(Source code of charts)

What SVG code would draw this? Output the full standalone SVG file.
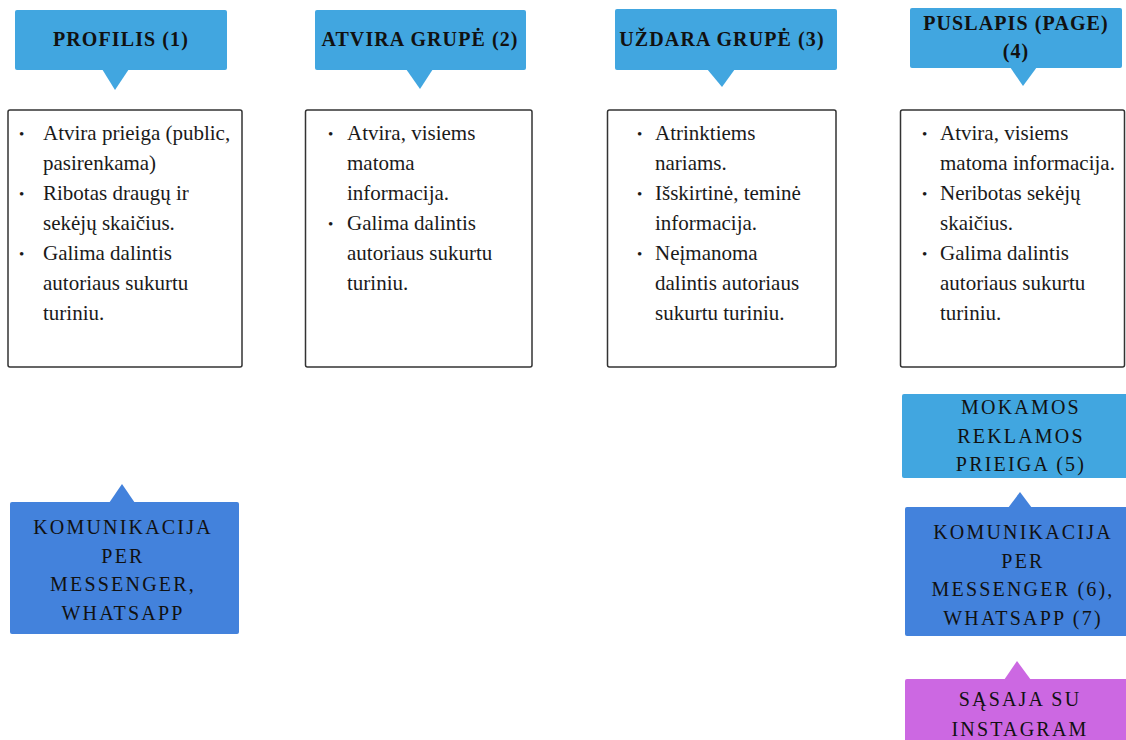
<svg xmlns="http://www.w3.org/2000/svg" width="1126" height="740" viewBox="0 0 1126 740">
<style>
.hdr{fill:#41A6E0}
.com{fill:#4382DC}
.pur{fill:#CC68E2}
.box{fill:#fff;stroke:#333;stroke-width:1.5}
.ht{font-family:"Liberation Serif",serif;font-weight:bold;font-size:20px;letter-spacing:1.1px;fill:#111;text-anchor:middle}
.bt{font-family:"Liberation Serif",serif;font-size:21px;fill:#1a1a1a}
.bu{font-family:"Liberation Serif",serif;font-size:15px;fill:#1a1a1a}
.ct{font-family:"Liberation Serif",serif;font-size:20px;letter-spacing:2.2px;fill:#111;text-anchor:middle}
</style>
<rect width="1126" height="740" fill="#fff"/>
<g id="connectors"></g>

<g id="h1">
<rect class="hdr" x="15" y="10" width="212" height="60" rx="2"/>
<polygon class="hdr" points="102,69 129,69 115,90"/>
<text class="ht" x="121" y="46">PROFILIS (1)</text>
</g>
<g id="h2">
<rect class="hdr" x="315" y="10" width="211" height="60" rx="2"/>
<polygon class="hdr" points="406,69 433,69 420,89"/>
<text class="ht" x="420" y="46">ATVIRA GRUPĖ (2)</text>
</g>
<g id="h3">
<rect class="hdr" x="615" y="9" width="222" height="61" rx="2"/>
<polygon class="hdr" points="707,69 735,69 722,87"/>
<text class="ht" x="722" y="46">UŽDARA GRUPĖ (3)</text>
</g>
<g id="h4">
<rect class="hdr" x="910" y="8" width="212" height="60" rx="2"/>
<polygon class="hdr" points="1010,67 1037,67 1023,86"/>
<text class="ht" x="1016" y="30">PUSLAPIS (PAGE)</text>
<text class="ht" x="1016" y="58">(4)</text>
</g>

<g id="b1">
<rect class="box" x="8" y="110" width="234" height="257" rx="2"/>
<text class="bu" x="19" y="139">•</text>
<text class="bu" x="19" y="199">•</text>
<text class="bu" x="19" y="259">•</text>
<text class="bt" x="43" y="140">Atvira prieiga (public,</text>
<text class="bt" x="43" y="170">pasirenkama)</text>
<text class="bt" x="43" y="200">Ribotas draugų ir</text>
<text class="bt" x="43" y="230">sekėjų skaičius.</text>
<text class="bt" x="43" y="260">Galima dalintis</text>
<text class="bt" x="43" y="290">autoriaus sukurtu</text>
<text class="bt" x="43" y="320">turiniu.</text>
</g>
<g id="b2">
<rect class="box" x="305.5" y="110" width="226.5" height="257" rx="2"/>
<text class="bu" x="328" y="139">•</text>
<text class="bu" x="328" y="229">•</text>
<text class="bt" x="347" y="140">Atvira, visiems</text>
<text class="bt" x="347" y="170">matoma</text>
<text class="bt" x="347" y="200">informacija.</text>
<text class="bt" x="347" y="230">Galima dalintis</text>
<text class="bt" x="347" y="260">autoriaus sukurtu</text>
<text class="bt" x="347" y="290">turiniu.</text>
</g>
<g id="b3">
<rect class="box" x="607.5" y="110" width="228.5" height="257" rx="2"/>
<text class="bu" x="637" y="139">•</text>
<text class="bu" x="637" y="199">•</text>
<text class="bu" x="637" y="259">•</text>
<text class="bt" x="655" y="140">Atrinktiems</text>
<text class="bt" x="655" y="170">nariams.</text>
<text class="bt" x="655" y="200">Išskirtinė, teminė</text>
<text class="bt" x="655" y="230">informacija.</text>
<text class="bt" x="655" y="260">Neįmanoma</text>
<text class="bt" x="655" y="290">dalintis autoriaus</text>
<text class="bt" x="655" y="320">sukurtu turiniu.</text>
</g>
<g id="b4">
<rect class="box" x="900.5" y="110" width="224" height="257" rx="2"/>
<text class="bu" x="922" y="139">•</text>
<text class="bu" x="922" y="199">•</text>
<text class="bu" x="922" y="259">•</text>
<text class="bt" x="940" y="140">Atvira, visiems</text>
<text class="bt" x="940" y="170">matoma informacija.</text>
<text class="bt" x="940" y="200">Neribotas sekėjų</text>
<text class="bt" x="940" y="230">skaičius.</text>
<text class="bt" x="940" y="260">Galima dalintis</text>
<text class="bt" x="940" y="290">autoriaus sukurtu</text>
<text class="bt" x="940" y="320">turiniu.</text>
</g>

<g id="c1">
<polygon class="com" points="109,503 135,503 122,484"/>
<rect class="com" x="10" y="502" width="229" height="132" rx="2"/>
<text class="ct" x="123" y="534">KOMUNIKACIJA</text>
<text class="ct" x="123" y="563">PER</text>
<text class="ct" x="123" y="591">MESSENGER,</text>
<text class="ct" x="123" y="620">WHATSAPP</text>
</g>

<g id="m5">
<rect class="hdr" x="902" y="394" width="240" height="84" rx="2"/>
<text class="ct" x="1021" y="414">MOKAMOS</text>
<text class="ct" x="1021" y="443">REKLAMOS</text>
<text class="ct" x="1021" y="471">PRIEIGA (5)</text>
</g>

<g id="c2">
<polygon class="com" points="1008,508 1032,508 1020,492"/>
<rect class="com" x="905" y="507" width="240" height="129" rx="2"/>
<text class="ct" x="1023" y="539">KOMUNIKACIJA</text>
<text class="ct" x="1023" y="568">PER</text>
<text class="ct" x="1023" y="596">MESSENGER (6),</text>
<text class="ct" x="1023" y="625">WHATSAPP (7)</text>
</g>

<g id="s8">
<polygon class="pur" points="1004,680 1031,680 1017,661"/>
<rect class="pur" x="905" y="679" width="240" height="80" rx="2"/>
<text class="ct" x="1020" y="706">SĄSAJA SU</text>
<text class="ct" x="1020" y="736">INSTAGRAM</text>
</g>
</svg>
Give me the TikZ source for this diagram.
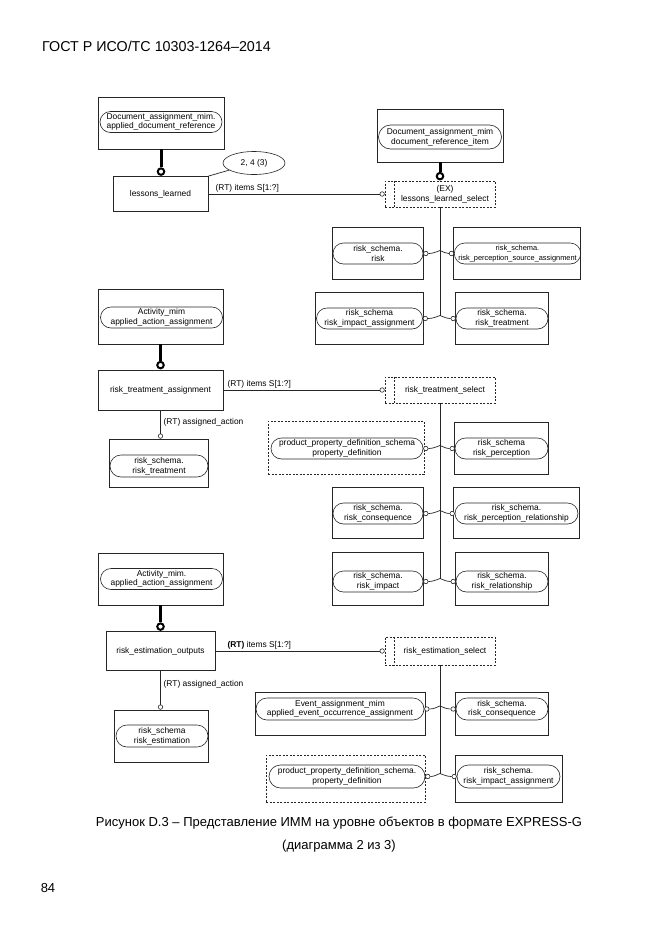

What you are asked to do —
Transcribe the complete set of entries verbatim. No pictures belong in the copy.

Output for this exercise —
What SVG code would draw this? Output the full standalone SVG file.
<svg xmlns="http://www.w3.org/2000/svg" width="1126" height="740" viewBox="0 0 1126 740">
<style>
.hdr{fill:#41A6E0}
.com{fill:#4382DC}
.pur{fill:#CC68E2}
.box{fill:#fff;stroke:#333;stroke-width:1.5}
.ht{font-family:"Liberation Serif",serif;font-weight:bold;font-size:20px;letter-spacing:1.1px;fill:#111;text-anchor:middle}
.bt{font-family:"Liberation Serif",serif;font-size:21px;fill:#1a1a1a}
.bu{font-family:"Liberation Serif",serif;font-size:15px;fill:#1a1a1a}
.ct{font-family:"Liberation Serif",serif;font-size:20px;letter-spacing:2.2px;fill:#111;text-anchor:middle}
</style>
<rect width="1126" height="740" fill="#fff"/>
<g id="connectors"></g>

<g id="h1">
<rect class="hdr" x="15" y="10" width="212" height="60" rx="2"/>
<polygon class="hdr" points="102,69 129,69 115,90"/>
<text class="ht" x="121" y="46">PROFILIS (1)</text>
</g>
<g id="h2">
<rect class="hdr" x="315" y="10" width="211" height="60" rx="2"/>
<polygon class="hdr" points="406,69 433,69 420,89"/>
<text class="ht" x="420" y="46">ATVIRA GRUPĖ (2)</text>
</g>
<g id="h3">
<rect class="hdr" x="615" y="9" width="222" height="61" rx="2"/>
<polygon class="hdr" points="707,69 735,69 722,87"/>
<text class="ht" x="722" y="46">UŽDARA GRUPĖ (3)</text>
</g>
<g id="h4">
<rect class="hdr" x="910" y="8" width="212" height="60" rx="2"/>
<polygon class="hdr" points="1010,67 1037,67 1023,86"/>
<text class="ht" x="1016" y="30">PUSLAPIS (PAGE)</text>
<text class="ht" x="1016" y="58">(4)</text>
</g>

<g id="b1">
<rect class="box" x="8" y="110" width="234" height="257" rx="2"/>
<text class="bu" x="19" y="139">•</text>
<text class="bu" x="19" y="199">•</text>
<text class="bu" x="19" y="259">•</text>
<text class="bt" x="43" y="140">Atvira prieiga (public,</text>
<text class="bt" x="43" y="170">pasirenkama)</text>
<text class="bt" x="43" y="200">Ribotas draugų ir</text>
<text class="bt" x="43" y="230">sekėjų skaičius.</text>
<text class="bt" x="43" y="260">Galima dalintis</text>
<text class="bt" x="43" y="290">autoriaus sukurtu</text>
<text class="bt" x="43" y="320">turiniu.</text>
</g>
<g id="b2">
<rect class="box" x="305.5" y="110" width="226.5" height="257" rx="2"/>
<text class="bu" x="328" y="139">•</text>
<text class="bu" x="328" y="229">•</text>
<text class="bt" x="347" y="140">Atvira, visiems</text>
<text class="bt" x="347" y="170">matoma</text>
<text class="bt" x="347" y="200">informacija.</text>
<text class="bt" x="347" y="230">Galima dalintis</text>
<text class="bt" x="347" y="260">autoriaus sukurtu</text>
<text class="bt" x="347" y="290">turiniu.</text>
</g>
<g id="b3">
<rect class="box" x="607.5" y="110" width="228.5" height="257" rx="2"/>
<text class="bu" x="637" y="139">•</text>
<text class="bu" x="637" y="199">•</text>
<text class="bu" x="637" y="259">•</text>
<text class="bt" x="655" y="140">Atrinktiems</text>
<text class="bt" x="655" y="170">nariams.</text>
<text class="bt" x="655" y="200">Išskirtinė, teminė</text>
<text class="bt" x="655" y="230">informacija.</text>
<text class="bt" x="655" y="260">Neįmanoma</text>
<text class="bt" x="655" y="290">dalintis autoriaus</text>
<text class="bt" x="655" y="320">sukurtu turiniu.</text>
</g>
<g id="b4">
<rect class="box" x="900.5" y="110" width="224" height="257" rx="2"/>
<text class="bu" x="922" y="139">•</text>
<text class="bu" x="922" y="199">•</text>
<text class="bu" x="922" y="259">•</text>
<text class="bt" x="940" y="140">Atvira, visiems</text>
<text class="bt" x="940" y="170">matoma informacija.</text>
<text class="bt" x="940" y="200">Neribotas sekėjų</text>
<text class="bt" x="940" y="230">skaičius.</text>
<text class="bt" x="940" y="260">Galima dalintis</text>
<text class="bt" x="940" y="290">autoriaus sukurtu</text>
<text class="bt" x="940" y="320">turiniu.</text>
</g>

<g id="c1">
<polygon class="com" points="109,503 135,503 122,484"/>
<rect class="com" x="10" y="502" width="229" height="132" rx="2"/>
<text class="ct" x="123" y="534">KOMUNIKACIJA</text>
<text class="ct" x="123" y="563">PER</text>
<text class="ct" x="123" y="591">MESSENGER,</text>
<text class="ct" x="123" y="620">WHATSAPP</text>
</g>

<g id="m5">
<rect class="hdr" x="902" y="394" width="240" height="84" rx="2"/>
<text class="ct" x="1021" y="414">MOKAMOS</text>
<text class="ct" x="1021" y="443">REKLAMOS</text>
<text class="ct" x="1021" y="471">PRIEIGA (5)</text>
</g>

<g id="c2">
<polygon class="com" points="1008,508 1032,508 1020,492"/>
<rect class="com" x="905" y="507" width="240" height="129" rx="2"/>
<text class="ct" x="1023" y="539">KOMUNIKACIJA</text>
<text class="ct" x="1023" y="568">PER</text>
<text class="ct" x="1023" y="596">MESSENGER (6),</text>
<text class="ct" x="1023" y="625">WHATSAPP (7)</text>
</g>

<g id="s8">
<polygon class="pur" points="1004,680 1031,680 1017,661"/>
<rect class="pur" x="905" y="679" width="240" height="80" rx="2"/>
<text class="ct" x="1020" y="706">SĄSAJA SU</text>
<text class="ct" x="1020" y="736">INSTAGRAM</text>
</g>
</svg>
Give me the TikZ source for this diagram.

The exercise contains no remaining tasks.